Na poprzedzający otwarcie ekspozycji specjalny pokaz organizatorzy zaprosili nowojorskich dziennikarzy, krytyków, kuratorów i znawców sztuki. O pracach polskiego artysty mówili oni z uznaniem.

Niezależna krytyk i kuratorka, długoletnia współpracowniczka magazynów „Village Voice" i „ArtNews" Kim Levin zwróciła uwagę w rozmowie z PAP, że chociaż była w Polsce kilkakrotnie, nigdy nie widziała tam prac Fijałkowskiego. Odkryła je w Nowym Jorku i wywarły na niej duże wrażenie.

„Jestem nimi zachwycona. Są absolutnie współczesne, nieco tajemnicze, wychodzące daleko poza modernizm. Amerykańscy miłośnicy sztuki są wciąż prowincjonalni. Myślą, że wszystko zrobiliśmy pierwsi i każdy podlega naszym wpływom. Od lat pisałam, że to nie jest prawda, czego ta wystawa dowodzi” – oceniła w rozmowie z PAP Levin, która jest honorowym prezesem AICA.

Także piszącą o sztuce m.in. w magazynie „New York” Katy Diamond Hamer zaintrygowała wizja Fijałkowskiego.

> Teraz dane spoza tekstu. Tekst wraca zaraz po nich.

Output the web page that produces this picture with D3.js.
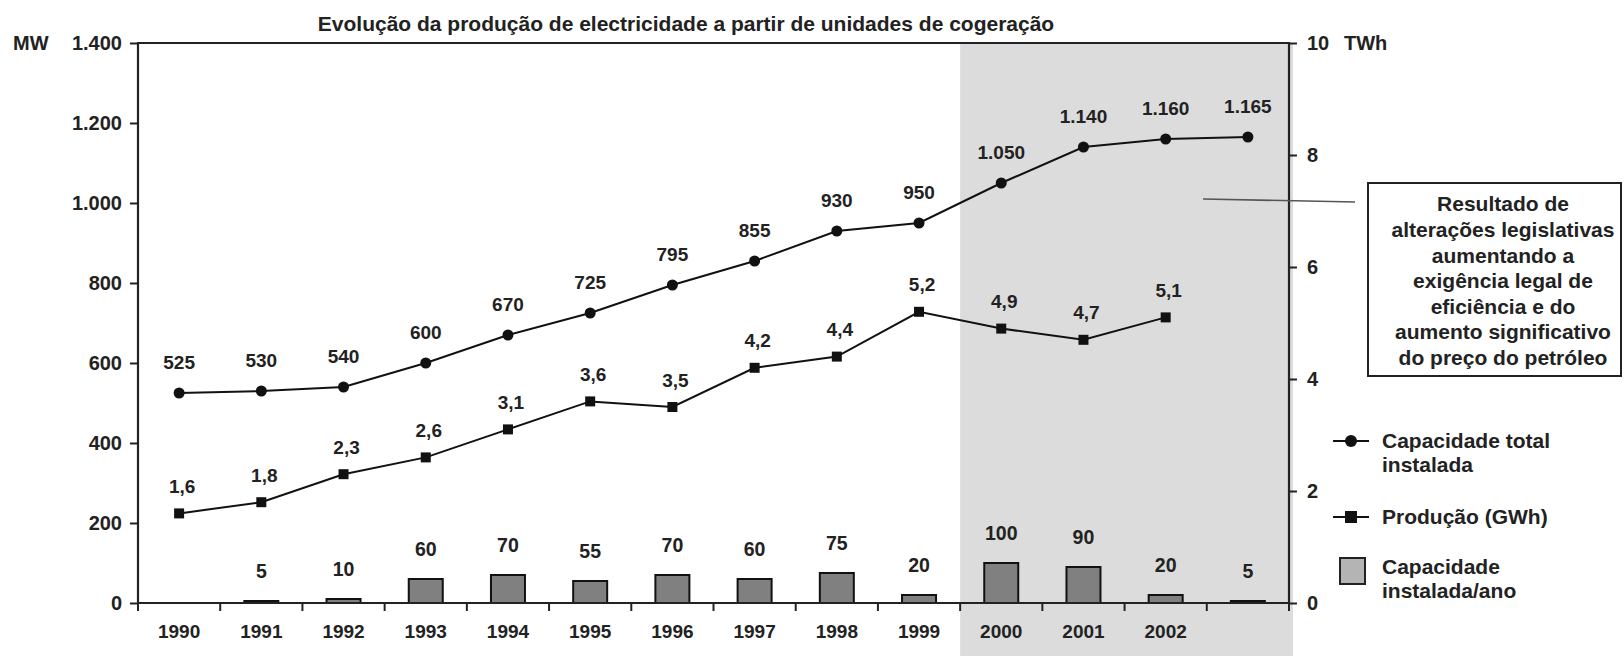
<!DOCTYPE html>
<html>
<head>
<meta charset="utf-8">
<script src="https://cdn.jsdelivr.net/npm/d3@7"></script>
<style>
  body { margin: 0; background: #fff; }
  svg { display: block; font-family: "Liberation Sans", Arial, sans-serif; font-weight: bold; fill: #222; }
</style>
</head>
<body>
<svg class="chart" width="1624" height="656"></svg>
<script>

// data
const years = [1990, 1991, 1992, 1993, 1994, 1995, 1996, 1997, 1998, 1999, 2000, 2001, 2002, 2003];
const yearLabels = ['1990', '1991', '1992', '1993', '1994', '1995', '1996', '1997', '1998', '1999', '2000', '2001', '2002', ''];
const capacityTotal = [525, 530, 540, 600, 670, 725, 795, 855, 930, 950, 1050, 1140, 1160, 1165];
const production = [1.6, 1.8, 2.3, 2.6, 3.1, 3.6, 3.5, 4.2, 4.4, 5.2, 4.9, 4.7, 5.1];
const capacityYear = [0, 5, 10, 60, 70, 55, 70, 60, 75, 20, 100, 90, 20, 5];
const mwTicks = [0, 200, 400, 600, 800, 1000, 1200, 1400];
const twhTicks = [0, 2, 4, 6, 8, 10];
const shadedFrom = 2000;

const titleText = 'Evolução da produção de electricidade a partir de unidades de cogeração';
const noteLines = ['Resultado de', 'alterações legislativas', 'aumentando a', 'exigência legal de',
	'eficiência e do', 'aumento significativo', 'do preço do petróleo'];
const legendItems = [
	{ kind: 'circle', lines: ['Capacidade total', 'instalada'] },
	{ kind: 'square', lines: ['Produção (GWh)'] },
	{ kind: 'box', lines: ['Capacidade', 'instalada/ano'] }
];

const pt = d3.formatLocale({ decimal: ',', thousands: '.', grouping: [3], currency: ['', ''] });
const fmtMW = pt.format(',');
const fmtTWh = pt.format(',.1f');

const svg = d3.select('.chart');
const plotLeft = 138, plotRight = 1289, plotTop = 43, plotBottom = 603;

const x = d3.scaleBand().domain(years).range([plotLeft, plotRight]);
const yL = d3.scaleLinear().domain([0, 1400]).range([plotBottom, plotTop]);
const yR = d3.scaleLinear().domain([0, 10]).range([plotBottom, plotTop]);
const cx = d => x(d) + x.bandwidth() / 2;

//shaded period
svg.append('rect')
	.attr('x', x(shadedFrom))
	.attr('y', plotTop)
	.attr('width', plotRight + 4 - x(shadedFrom))
	.attr('height', 656 - plotTop)
	.attr('fill', '#dcdcdc');

//title
svg.append('text')
	.attr('x', 686).attr('y', 31)
	.attr('text-anchor', 'middle')
	.attr('font-size', 21)
	.text(titleText);

//bars
const barW = 34;
const barYears = years.filter((d, i) => capacityYear[i] > 0);
const barVal = d => capacityYear[years.indexOf(d)];

svg.append('g').selectAll('rect')
	.data(barYears)
	.join('rect')
	.attr('x', d => cx(d) - barW / 2)
	.attr('y', d => yL(barVal(d)))
	.attr('width', barW)
	.attr('height', d => plotBottom - yL(barVal(d)))
	.attr('fill', '#808080')
	.attr('stroke', '#111')
	.attr('stroke-width', 2);

svg.append('g').selectAll('text')
	.data(barYears)
	.join('text')
	.attr('x', d => cx(d))
	.attr('y', d => yL(barVal(d)) - 30)
	.attr('dy', '0.35em')
	.attr('text-anchor', 'middle')
	.attr('font-size', 19.5)
	.text(d => barVal(d));

//axes
const axisStyle = g => {
	g.select('.domain').remove();
	g.selectAll('line').attr('stroke', '#222').attr('stroke-width', 2);
	g.selectAll('text').attr('fill', '#222').attr('font-size', 20).attr('font-weight', 'bold')
		.attr('font-family', '"Liberation Sans", Arial, sans-serif');
};

svg.append('g')
	.attr('transform', `translate(${plotLeft},0)`)
	.call(d3.axisLeft(yL).tickValues(mwTicks).tickFormat(fmtMW).tickSize(8).tickPadding(8))
	.call(axisStyle);

svg.append('g')
	.attr('transform', `translate(${plotRight},0)`)
	.call(d3.axisRight(yR).tickValues(twhTicks).tickSize(8).tickPadding(10))
	.call(axisStyle);

svg.append('g')
	.attr('transform', `translate(0,${plotBottom})`)
	.call(d3.axisBottom(x).tickFormat((d, i) => yearLabels[i]).tickSize(0).tickPadding(22))
	.call(axisStyle)
	.selectAll('text').attr('font-size', 19);

//tick marks between the years
const bounds = years.map(d => x(d)).concat([plotRight]);
svg.append('g').selectAll('line')
	.data(bounds)
	.join('line')
	.attr('x1', d => d).attr('x2', d => d)
	.attr('y1', plotBottom).attr('y2', plotBottom + 8)
	.attr('stroke', '#222').attr('stroke-width', 2);

//frame
svg.append('path')
	.attr('d', `M${plotLeft},${plotBottom}V${plotTop}H${plotRight}V${plotBottom}H${plotLeft}`)
	.attr('fill', 'none')
	.attr('stroke', '#222')
	.attr('stroke-width', 2.2);

svg.append('text').attr('x', 13).attr('y', plotTop).attr('dy', '0.35em').attr('font-size', 20).text('MW');
svg.append('text').attr('x', 1344).attr('y', plotTop).attr('dy', '0.35em').attr('font-size', 20).text('TWh');

//capacity line
svg.append('path')
	.datum(capacityTotal)
	.attr('d', d3.line().x((d, i) => cx(years[i])).y(d => yL(d)))
	.attr('fill', 'none').attr('stroke', '#111').attr('stroke-width', 2);

svg.append('g').selectAll('circle')
	.data(capacityTotal)
	.join('circle')
	.attr('cx', (d, i) => cx(years[i]))
	.attr('cy', d => yL(d))
	.attr('r', 5.5)
	.attr('fill', '#111');

svg.append('g').selectAll('text')
	.data(capacityTotal)
	.join('text')
	.attr('x', (d, i) => cx(years[i]))
	.attr('y', d => yL(d) - 31)
	.attr('dy', '0.35em')
	.attr('text-anchor', 'middle')
	.attr('font-size', 19)
	.text(d => fmtMW(d));

//production line
svg.append('path')
	.datum(production)
	.attr('d', d3.line().x((d, i) => cx(years[i])).y(d => yR(d)))
	.attr('fill', 'none').attr('stroke', '#111').attr('stroke-width', 2);

svg.append('g').selectAll('rect')
	.data(production)
	.join('rect')
	.attr('x', (d, i) => cx(years[i]) - 5)
	.attr('y', d => yR(d) - 5)
	.attr('width', 10).attr('height', 10)
	.attr('fill', '#111');

svg.append('g').selectAll('text')
	.data(production)
	.join('text')
	.attr('x', (d, i) => cx(years[i]) + 3)
	.attr('y', d => yR(d) - 27)
	.attr('dy', '0.35em')
	.attr('text-anchor', 'middle')
	.attr('font-size', 19)
	.text(d => fmtTWh(d));

//note box
svg.append('line')
	.attr('x1', 1203).attr('y1', 199).attr('x2', 1355).attr('y2', 202)
	.attr('stroke', '#555').attr('stroke-width', 1.6);

svg.append('rect')
	.attr('x', 1368).attr('y', 183).attr('width', 253).attr('height', 193)
	.attr('fill', '#fff').attr('stroke', '#222').attr('stroke-width', 2);

svg.append('g').selectAll('text')
	.data(noteLines)
	.join('text')
	.attr('x', 1503)
	.attr('y', (d, i) => 204 + i * 25.6)
	.attr('dy', '0.35em')
	.attr('text-anchor', 'middle')
	.attr('font-size', 21)
	.text(d => d);

//legend
const legendY = [441, 517, 567];
const legendG = svg.append('g');
legendItems.forEach((item, k) => {
	const g = legendG.append('g').attr('transform', `translate(0,${legendY[k]})`);
	if (item.kind === 'box') {
		g.append('rect').attr('x', 1340).attr('y', -9).attr('width', 25).attr('height', 26)
			.attr('fill', '#b4b4b4').attr('stroke', '#222').attr('stroke-width', 2);
	} else {
		g.append('line').attr('x1', 1333).attr('x2', 1369).attr('stroke', '#111').attr('stroke-width', 2);
		if (item.kind === 'circle') g.append('circle').attr('cx', 1351).attr('r', 6).attr('fill', '#111');
		else g.append('rect').attr('x', 1345).attr('y', -6).attr('width', 12).attr('height', 12).attr('fill', '#111');
	}
	g.selectAll('text')
		.data(item.lines)
		.join('text')
		.attr('x', 1382)
		.attr('y', (d, i) => i * 24)
		.attr('dy', '0.35em')
		.attr('font-size', 21)
		.text(d => d);
});

</script>
</body>
</html>
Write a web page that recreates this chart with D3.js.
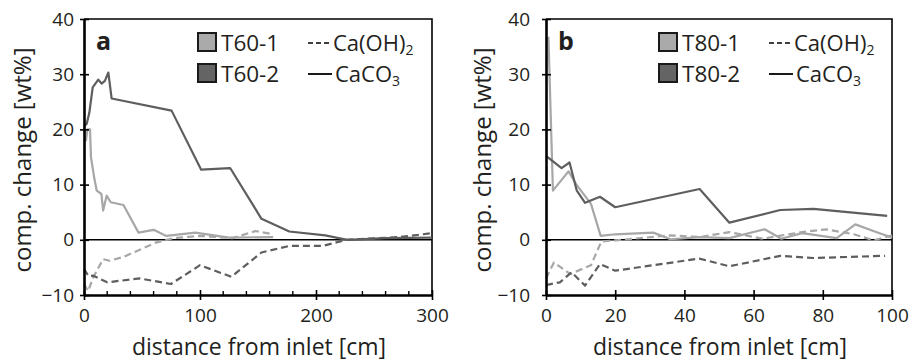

„Jest coś specjalnego w tym jak posługuje się kolorem, przestrzenią i wykorzystuje płaszczyznę płótna. Oddaje charakter swoich czasów, tego gdzie żyje. Podoba mi się idea bycia reakcjonistą, reakcjonistą w formie, a także kreowania języka, który dla mnie jest wciąż obcy, którego nie mogę jeszcze odczytać. Wymaga to czasu” – wyjaśniła PAP.

Stanisław Fijałkowski urodził się w 1922 r. Studiował w łódzkiej Państwowej Wyższej Szkole Sztuk Plastycznych pod kierunkiem Strzemińskiego. Reprezentował Polskę m.in. na biennale w Sao Paulo i w Wenecji. Jego prace znajdują się w takich muzeach jak nowojorskie MoMA, Tate Gallery w Londynie, Państwowa Galeria Tretiakowska w Moskwie, Muzeum Sztuki w Łodzi.

Jak powiedział PAP współpracujący przy wystawie Bartek Remisko nowojorskie media już zainteresowały się ekspozycją w Green Point Projects, która będzie otwarta do końca czerwca. Umieściły ją pośród siedmiu polecanych w tym tygodniu.